Aim of the task =>
Return the material exactly, first line through the line containing "1.6, 1.8, 2.0]", and nothing more. Pictures stay out.

Provided data =>
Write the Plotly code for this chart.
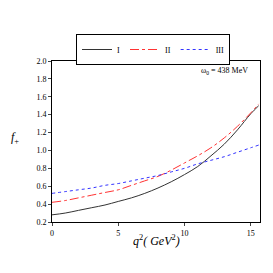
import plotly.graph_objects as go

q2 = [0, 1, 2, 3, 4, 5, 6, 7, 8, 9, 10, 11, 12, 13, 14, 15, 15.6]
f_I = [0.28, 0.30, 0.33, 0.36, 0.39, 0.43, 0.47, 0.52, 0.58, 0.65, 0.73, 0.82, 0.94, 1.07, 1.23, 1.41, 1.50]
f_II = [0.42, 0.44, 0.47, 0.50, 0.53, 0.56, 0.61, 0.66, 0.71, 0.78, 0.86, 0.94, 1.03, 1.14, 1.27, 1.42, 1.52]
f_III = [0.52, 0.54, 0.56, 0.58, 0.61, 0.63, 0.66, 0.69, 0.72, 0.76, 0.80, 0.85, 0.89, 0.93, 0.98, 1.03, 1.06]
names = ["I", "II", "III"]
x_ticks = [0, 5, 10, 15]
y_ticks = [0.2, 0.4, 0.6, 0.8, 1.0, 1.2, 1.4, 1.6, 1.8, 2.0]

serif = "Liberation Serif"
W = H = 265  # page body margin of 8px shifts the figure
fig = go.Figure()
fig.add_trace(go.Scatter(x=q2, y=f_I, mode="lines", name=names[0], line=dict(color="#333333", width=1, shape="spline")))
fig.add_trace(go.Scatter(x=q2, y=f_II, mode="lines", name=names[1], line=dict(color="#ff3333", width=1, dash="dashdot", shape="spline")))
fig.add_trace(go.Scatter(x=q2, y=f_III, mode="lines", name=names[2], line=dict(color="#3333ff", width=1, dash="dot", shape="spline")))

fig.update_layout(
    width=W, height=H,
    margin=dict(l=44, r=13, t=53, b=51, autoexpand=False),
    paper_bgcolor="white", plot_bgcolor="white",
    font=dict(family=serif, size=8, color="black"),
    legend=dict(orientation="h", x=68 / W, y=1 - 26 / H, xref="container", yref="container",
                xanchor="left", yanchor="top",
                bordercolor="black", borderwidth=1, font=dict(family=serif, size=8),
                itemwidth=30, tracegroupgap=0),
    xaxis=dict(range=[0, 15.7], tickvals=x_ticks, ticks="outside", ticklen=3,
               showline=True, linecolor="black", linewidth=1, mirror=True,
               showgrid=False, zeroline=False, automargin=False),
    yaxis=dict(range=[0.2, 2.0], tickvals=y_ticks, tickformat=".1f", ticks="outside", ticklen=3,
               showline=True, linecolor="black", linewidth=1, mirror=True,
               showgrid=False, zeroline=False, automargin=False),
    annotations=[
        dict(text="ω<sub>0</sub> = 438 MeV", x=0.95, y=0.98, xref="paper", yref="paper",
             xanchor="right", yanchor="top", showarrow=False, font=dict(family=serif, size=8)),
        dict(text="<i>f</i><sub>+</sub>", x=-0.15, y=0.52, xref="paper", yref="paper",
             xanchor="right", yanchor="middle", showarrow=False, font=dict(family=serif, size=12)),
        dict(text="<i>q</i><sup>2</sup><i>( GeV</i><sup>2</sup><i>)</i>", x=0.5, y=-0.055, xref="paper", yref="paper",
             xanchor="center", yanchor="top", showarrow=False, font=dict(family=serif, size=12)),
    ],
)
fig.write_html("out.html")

Correct response =>
Write the Plotly code for this chart.
import plotly.graph_objects as go

q2 = [0, 1, 2, 3, 4, 5, 6, 7, 8, 9, 10, 11, 12, 13, 14, 15, 15.6]
f_I = [0.28, 0.30, 0.33, 0.36, 0.39, 0.43, 0.47, 0.52, 0.58, 0.65, 0.73, 0.82, 0.94, 1.07, 1.23, 1.41, 1.50]
f_II = [0.42, 0.44, 0.47, 0.50, 0.53, 0.56, 0.61, 0.66, 0.71, 0.78, 0.86, 0.94, 1.03, 1.14, 1.27, 1.42, 1.52]
f_III = [0.52, 0.54, 0.56, 0.58, 0.61, 0.63, 0.66, 0.69, 0.72, 0.76, 0.80, 0.85, 0.89, 0.93, 0.98, 1.03, 1.06]
names = ["I", "II", "III"]
x_ticks = [0, 5, 10, 15]
y_ticks = [0.2, 0.4, 0.6, 0.8, 1.0, 1.2, 1.4, 1.6, 1.8, 2.0]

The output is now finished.